**Exercise goal:**
Copy out all of the material exactly.

**Task input:**
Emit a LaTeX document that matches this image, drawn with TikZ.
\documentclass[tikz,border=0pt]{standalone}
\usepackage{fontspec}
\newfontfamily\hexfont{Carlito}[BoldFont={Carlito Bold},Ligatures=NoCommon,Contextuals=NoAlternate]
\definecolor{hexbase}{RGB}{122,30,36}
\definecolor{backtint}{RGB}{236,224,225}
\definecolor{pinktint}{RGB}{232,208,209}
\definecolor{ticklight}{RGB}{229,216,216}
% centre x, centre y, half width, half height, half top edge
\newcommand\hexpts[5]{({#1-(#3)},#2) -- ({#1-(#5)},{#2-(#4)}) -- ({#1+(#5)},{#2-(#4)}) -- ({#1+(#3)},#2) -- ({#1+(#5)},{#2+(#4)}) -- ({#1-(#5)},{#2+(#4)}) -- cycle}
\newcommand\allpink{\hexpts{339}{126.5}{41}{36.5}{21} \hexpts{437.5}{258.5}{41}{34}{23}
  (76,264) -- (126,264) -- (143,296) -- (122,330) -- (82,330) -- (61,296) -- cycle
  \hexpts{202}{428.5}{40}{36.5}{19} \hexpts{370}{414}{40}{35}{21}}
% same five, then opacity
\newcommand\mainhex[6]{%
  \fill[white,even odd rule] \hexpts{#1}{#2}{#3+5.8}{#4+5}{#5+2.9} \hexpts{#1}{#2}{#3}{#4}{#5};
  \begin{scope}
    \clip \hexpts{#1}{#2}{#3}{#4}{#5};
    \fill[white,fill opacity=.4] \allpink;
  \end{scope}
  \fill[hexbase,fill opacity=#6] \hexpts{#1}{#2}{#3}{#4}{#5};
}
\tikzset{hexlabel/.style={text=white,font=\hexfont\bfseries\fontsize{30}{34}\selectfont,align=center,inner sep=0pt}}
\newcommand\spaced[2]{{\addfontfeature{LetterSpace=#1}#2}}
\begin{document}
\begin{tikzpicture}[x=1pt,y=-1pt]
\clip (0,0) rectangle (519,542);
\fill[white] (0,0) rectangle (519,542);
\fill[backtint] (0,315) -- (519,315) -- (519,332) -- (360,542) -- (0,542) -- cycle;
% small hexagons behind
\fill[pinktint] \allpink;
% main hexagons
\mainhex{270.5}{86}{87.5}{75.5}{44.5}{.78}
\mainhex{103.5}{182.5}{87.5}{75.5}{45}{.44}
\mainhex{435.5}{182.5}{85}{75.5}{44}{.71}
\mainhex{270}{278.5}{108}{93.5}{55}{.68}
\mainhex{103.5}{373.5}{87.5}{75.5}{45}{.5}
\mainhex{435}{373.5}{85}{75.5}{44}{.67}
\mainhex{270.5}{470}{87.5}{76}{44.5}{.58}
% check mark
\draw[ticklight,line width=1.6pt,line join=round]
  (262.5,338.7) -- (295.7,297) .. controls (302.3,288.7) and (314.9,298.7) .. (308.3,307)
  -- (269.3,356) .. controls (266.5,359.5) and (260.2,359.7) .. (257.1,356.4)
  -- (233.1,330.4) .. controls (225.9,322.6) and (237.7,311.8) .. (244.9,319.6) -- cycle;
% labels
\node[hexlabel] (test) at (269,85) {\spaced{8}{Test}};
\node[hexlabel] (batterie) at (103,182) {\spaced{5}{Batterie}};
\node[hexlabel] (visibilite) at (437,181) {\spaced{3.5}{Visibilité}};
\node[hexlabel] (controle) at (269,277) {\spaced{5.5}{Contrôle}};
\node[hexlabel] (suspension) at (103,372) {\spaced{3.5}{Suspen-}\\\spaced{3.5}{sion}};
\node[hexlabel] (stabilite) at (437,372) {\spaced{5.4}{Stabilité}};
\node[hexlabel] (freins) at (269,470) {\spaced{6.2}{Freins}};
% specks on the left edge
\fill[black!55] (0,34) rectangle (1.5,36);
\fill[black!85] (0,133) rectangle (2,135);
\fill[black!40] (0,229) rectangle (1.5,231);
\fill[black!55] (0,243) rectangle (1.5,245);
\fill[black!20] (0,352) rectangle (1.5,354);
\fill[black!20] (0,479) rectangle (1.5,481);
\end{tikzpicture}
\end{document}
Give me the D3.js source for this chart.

**Task output:**
Emit a LaTeX document that matches this image, drawn with TikZ.
\documentclass[tikz,border=0pt]{standalone}
\usepackage{fontspec}
\newfontfamily\hexfont{Carlito}[BoldFont={Carlito Bold},Ligatures=NoCommon,Contextuals=NoAlternate]
\definecolor{hexbase}{RGB}{122,30,36}
\definecolor{backtint}{RGB}{236,224,225}
\definecolor{pinktint}{RGB}{232,208,209}
\definecolor{ticklight}{RGB}{229,216,216}
% centre x, centre y, half width, half height, half top edge
\newcommand\hexpts[5]{({#1-(#3)},#2) -- ({#1-(#5)},{#2-(#4)}) -- ({#1+(#5)},{#2-(#4)}) -- ({#1+(#3)},#2) -- ({#1+(#5)},{#2+(#4)}) -- ({#1-(#5)},{#2+(#4)}) -- cycle}
\newcommand\allpink{\hexpts{339}{126.5}{41}{36.5}{21} \hexpts{437.5}{258.5}{41}{34}{23}
  (76,264) -- (126,264) -- (143,296) -- (122,330) -- (82,330) -- (61,296) -- cycle
  \hexpts{202}{428.5}{40}{36.5}{19} \hexpts{370}{414}{40}{35}{21}}
% same five, then opacity
\newcommand\mainhex[6]{%
  \fill[white,even odd rule] \hexpts{#1}{#2}{#3+5.8}{#4+5}{#5+2.9} \hexpts{#1}{#2}{#3}{#4}{#5};
  \begin{scope}
    \clip \hexpts{#1}{#2}{#3}{#4}{#5};
    \fill[white,fill opacity=.4] \allpink;
  \end{scope}
  \fill[hexbase,fill opacity=#6] \hexpts{#1}{#2}{#3}{#4}{#5};
}
\tikzset{hexlabel/.style={text=white,font=\hexfont\bfseries\fontsize{30}{34}\selectfont,align=center,inner sep=0pt}}
\newcommand\spaced[2]{{\addfontfeature{LetterSpace=#1}#2}}
\begin{document}
\begin{tikzpicture}[x=1pt,y=-1pt]
\clip (0,0) rectangle (519,542);
\fill[white] (0,0) rectangle (519,542);
\fill[backtint] (0,315) -- (519,315) -- (519,332) -- (360,542) -- (0,542) -- cycle;
% small hexagons behind
\fill[pinktint] \allpink;
% main hexagons
\mainhex{270.5}{86}{87.5}{75.5}{44.5}{.78}
\mainhex{103.5}{182.5}{87.5}{75.5}{45}{.44}
\mainhex{435.5}{182.5}{85}{75.5}{44}{.71}
\mainhex{270}{278.5}{108}{93.5}{55}{.68}
\mainhex{103.5}{373.5}{87.5}{75.5}{45}{.5}
\mainhex{435}{373.5}{85}{75.5}{44}{.67}
\mainhex{270.5}{470}{87.5}{76}{44.5}{.58}
% check mark
\draw[ticklight,line width=1.6pt,line join=round]
  (262.5,338.7) -- (295.7,297) .. controls (302.3,288.7) and (314.9,298.7) .. (308.3,307)
  -- (269.3,356) .. controls (266.5,359.5) and (260.2,359.7) .. (257.1,356.4)
  -- (233.1,330.4) .. controls (225.9,322.6) and (237.7,311.8) .. (244.9,319.6) -- cycle;
% labels
\node[hexlabel] (test) at (269,85) {\spaced{8}{Test}};
\node[hexlabel] (batterie) at (103,182) {\spaced{5}{Batterie}};
\node[hexlabel] (visibilite) at (437,181) {\spaced{3.5}{Visibilité}};
\node[hexlabel] (controle) at (269,277) {\spaced{5.5}{Contrôle}};
\node[hexlabel] (suspension) at (103,372) {\spaced{3.5}{Suspen-}\\\spaced{3.5}{sion}};
\node[hexlabel] (stabilite) at (437,372) {\spaced{5.4}{Stabilité}};
\node[hexlabel] (freins) at (269,470) {\spaced{6.2}{Freins}};
% specks on the left edge
\fill[black!55] (0,34) rectangle (1.5,36);
\fill[black!85] (0,133) rectangle (2,135);
\fill[black!40] (0,229) rectangle (1.5,231);
\fill[black!55] (0,243) rectangle (1.5,245);
\fill[black!20] (0,352) rectangle (1.5,354);
\fill[black!20] (0,479) rectangle (1.5,481);
\end{tikzpicture}
\end{document}
Give me the D3.js source for this chart.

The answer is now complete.